My grandparents still live on their nursery — I don’t think retirement ever crossed their minds. Daisy runs the office, and Dowlin still drives around in his dusty ol’ pickup, picking fruit, pulling weeds, managing his workers, doing what needs to be done. (He could be driving a Lexus and wearing Armani, but to him that’s the epitome of awkward and I think he prefers the dirt).
My grandparents are in many ways the living vestiges of an almost bygone era of family farms. The nursery has no upper management, no lower management. There’s just my grandparents, one aunt, a foreman, 30 or so seasonal workers, and a whole lot of love.

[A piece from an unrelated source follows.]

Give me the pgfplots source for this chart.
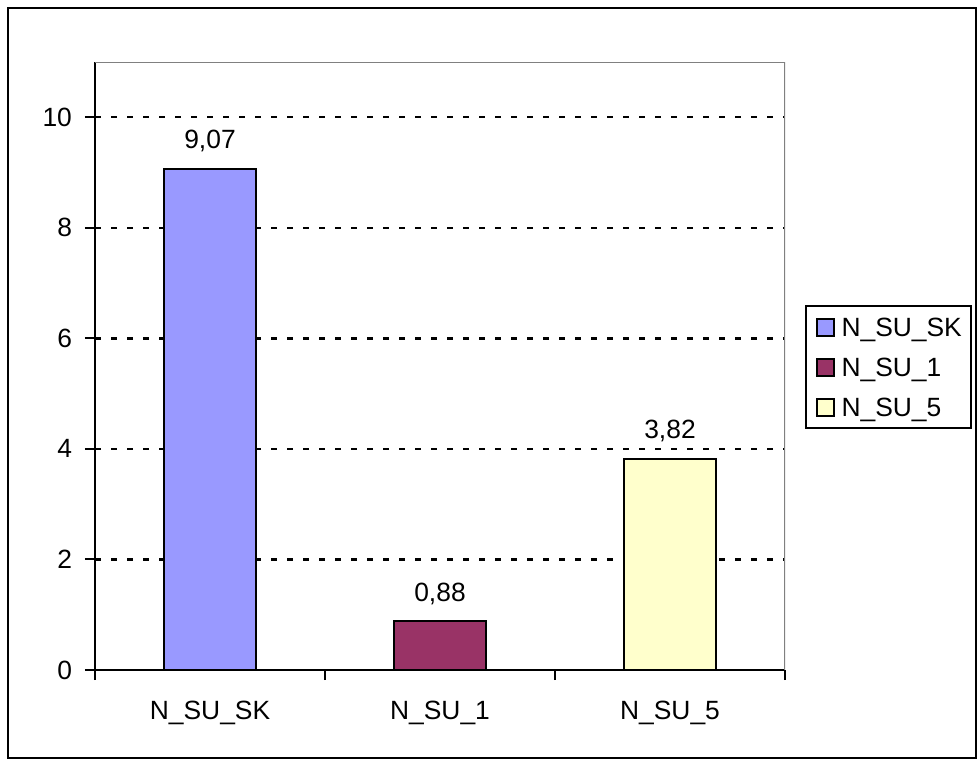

My grandfather once remarked that he’d like to die peacefully in one of his fields, surrounded by the land he knows intimately and the nursery he’s poured his life into for the last 50 years (those weren’t his words, but I think they represent him). He wants to die sounded by mountains and desert, and the earth he’s shaped even as it shaped him. He wants to die while growing things, and somehow this seems beautiful.
A few months after being married, my grandmother found the check that paid for her engagement ring; the word “foolishness” was written on its memo. Project Mojave is dedicated to this foolishness, and to Daisy and Dowlin. I love you both.